From b7227113bef986d35dbf6735c583f25916aa94b1 Mon Sep 17 00:00:00 2001
From: Ladislav Smola <lsmola@redhat.com>
Date: Thu, 5 Mar 2020 14:52:46 +0100
Subject: [PATCH 1/4] Use modified to check if job should be sent to analytics

It can take several hours for a job to go from pending to
successful/failed state and we need to also send the job with
a changed state, otherwise the analytics will be incorrect.
---
 awx/main/analytics/collectors.py | 2 +-
 1 file changed, 1 insertion(+), 1 deletion(-)
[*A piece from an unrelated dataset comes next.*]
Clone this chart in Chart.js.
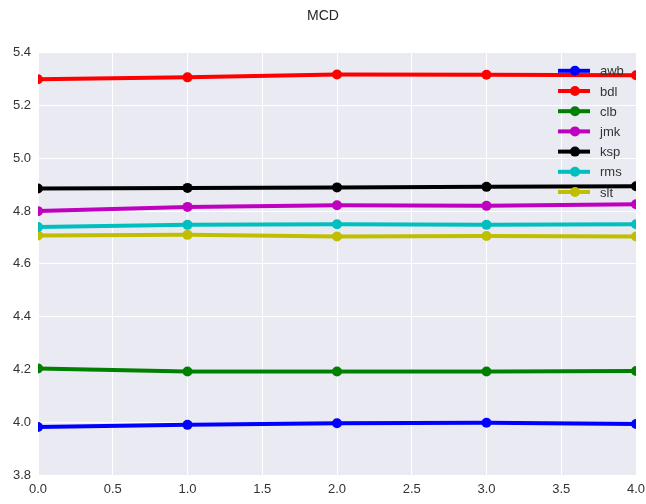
<!DOCTYPE html>
<html>
<head>
<meta charset="utf-8">
<script src="https://cdn.jsdelivr.net/npm/chart.js@4/dist/chart.umd.min.js"></script>
<style>
  html, body { margin: 0; padding: 0; background: #ffffff; }
  #wrap { width: 646px; height: 504px; }
</style>
</head>
<body>
<div id="wrap"><canvas id="c" width="646" height="504"></canvas></div>
<script>
// Epoch index along the x axis
const steps = [0, 1, 2, 3, 4];

// MCD per speaker
const awb = [3.982, 3.990, 3.996, 3.998, 3.993];
const bdl = [5.300, 5.307, 5.318, 5.317, 5.315];
const clb = [4.204, 4.192, 4.192, 4.192, 4.194];
const jmk = [4.800, 4.816, 4.822, 4.820, 4.826];
const ksp = [4.886, 4.888, 4.890, 4.892, 4.894];
const rms = [4.740, 4.748, 4.750, 4.748, 4.750];
const slt = [4.708, 4.710, 4.704, 4.706, 4.704];

const speakers = ['awb', 'bdl', 'clb', 'jmk', 'ksp', 'rms', 'slt'];
const series = [awb, bdl, clb, jmk, ksp, rms, slt];
const colors = ['#0000ff', '#ff0000', '#008000', '#bf00bf', '#000000', '#00bfbf', '#bfbf00'];

const datasets = speakers.map((name, i) => ({
  label: name,
  data: steps.map((x, j) => ({ x: x, y: series[i][j] })),
  borderColor: colors[i],
  backgroundColor: colors[i],
  borderWidth: 4,
  pointRadius: 5,
  pointHoverRadius: 5,
  pointBorderWidth: 0,
  tension: 0,
  clip: 0
}));

// Light grey panel behind the plot
const panelBg = {
  id: 'panelBg',
  beforeDraw(chart) {
    const { ctx, chartArea: a } = chart;
    ctx.save();
    ctx.fillStyle = '#eaeaf2';
    ctx.fillRect(a.left, a.top, a.right - a.left, a.bottom - a.top);
    ctx.restore();
  }
};

// Frameless legend in the upper right of the plot: line segment with a dot
const innerLegend = {
  id: 'innerLegend',
  afterDraw(chart) {
    const { ctx, chartArea: a } = chart;
    ctx.save();
    ctx.font = '13px "Liberation Sans", Arial, sans-serif';
    ctx.textBaseline = 'middle';
    ctx.textAlign = 'left';
    const x0 = a.right - 78, rowH = 20.2, y0 = a.top + 18;
    chart.data.datasets.forEach((ds, i) => {
      const y = y0 + i * rowH;
      ctx.strokeStyle = ds.borderColor;
      ctx.lineWidth = 4;
      ctx.beginPath();
      ctx.moveTo(x0, y);
      ctx.lineTo(x0 + 32, y);
      ctx.stroke();
      ctx.fillStyle = ds.borderColor;
      ctx.beginPath();
      ctx.arc(x0 + 17, y, 5, 0, Math.PI * 2);
      ctx.fill();
      ctx.fillStyle = '#333333';
      ctx.fillText(ds.label, x0 + 42, y + 1);
    });
    ctx.restore();
  }
};

new Chart(document.getElementById('c'), {
  type: 'line',
  data: { datasets },
  plugins: [panelBg, innerLegend],
  options: {
    responsive: false,
    animation: false,
    devicePixelRatio: 1,
    layout: { padding: { left: 0, right: 0, top: 0, bottom: 0 } },
    plugins: {
      legend: { display: false },
      tooltip: { enabled: false },
      title: {
        display: true,
        text: 'MCD',
        color: '#262626',
        font: { family: '"Liberation Sans", Arial, sans-serif', size: 14, weight: 'normal' },
        padding: { top: 8, bottom: 28 }
      }
    },
    scales: {
      x: {
        type: 'linear',
        min: 0,
        max: 4,
        border: { display: false },
        grid: { color: '#ffffff', lineWidth: 1, drawTicks: false },
        ticks: {
          stepSize: 0.5,
          padding: 7,
          color: '#333333',
          font: { family: '"Liberation Sans", Arial, sans-serif', size: 13 },
          callback: v => Number(v).toFixed(1),
          maxRotation: 0
        },
        afterFit(scale) {
          scale.height = 29;
          scale.paddingRight = 10;
        }
      },
      y: {
        type: 'linear',
        min: 3.8,
        max: 5.4,
        border: { display: false },
        grid: { color: '#ffffff', lineWidth: 1, drawTicks: false },
        ticks: {
          stepSize: 0.2,
          padding: 7,
          color: '#333333',
          font: { family: '"Liberation Sans", Arial, sans-serif', size: 13 },
          callback: v => Number(v).toFixed(1)
        },
        afterFit(scale) { scale.width = 38; }
      }
    }
  }
});
</script>
</body>
</html>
diff --git a/awx/main/analytics/collectors.py b/awx/main/analytics/collectors.py
index 17158d853f..0f15538567 100644
--- a/awx/main/analytics/collectors.py
+++ b/awx/main/analytics/collectors.py
@@ -277,7 +277,7 @@ def copy_tables(since, full_path):
                                  FROM main_unifiedjob
                                  JOIN django_content_type ON main_unifiedjob.polymorphic_ctype_id = django_content_type.id
                                  JOIN main_organization ON main_organization.id = main_unifiedjob.organization_id
-                                 WHERE main_unifiedjob.created > {} 
+                                 WHERE main_unifiedjob.modified > {} 
                                  AND main_unifiedjob.launch_type != 'sync'
                                  ORDER BY main_unifiedjob.id ASC) TO STDOUT WITH CSV HEADER'''.format(since.strftime("'%Y-%m-%d %H:%M:%S'"))    
     _copy_table(table='unified_jobs', query=unified_job_query, path=full_path)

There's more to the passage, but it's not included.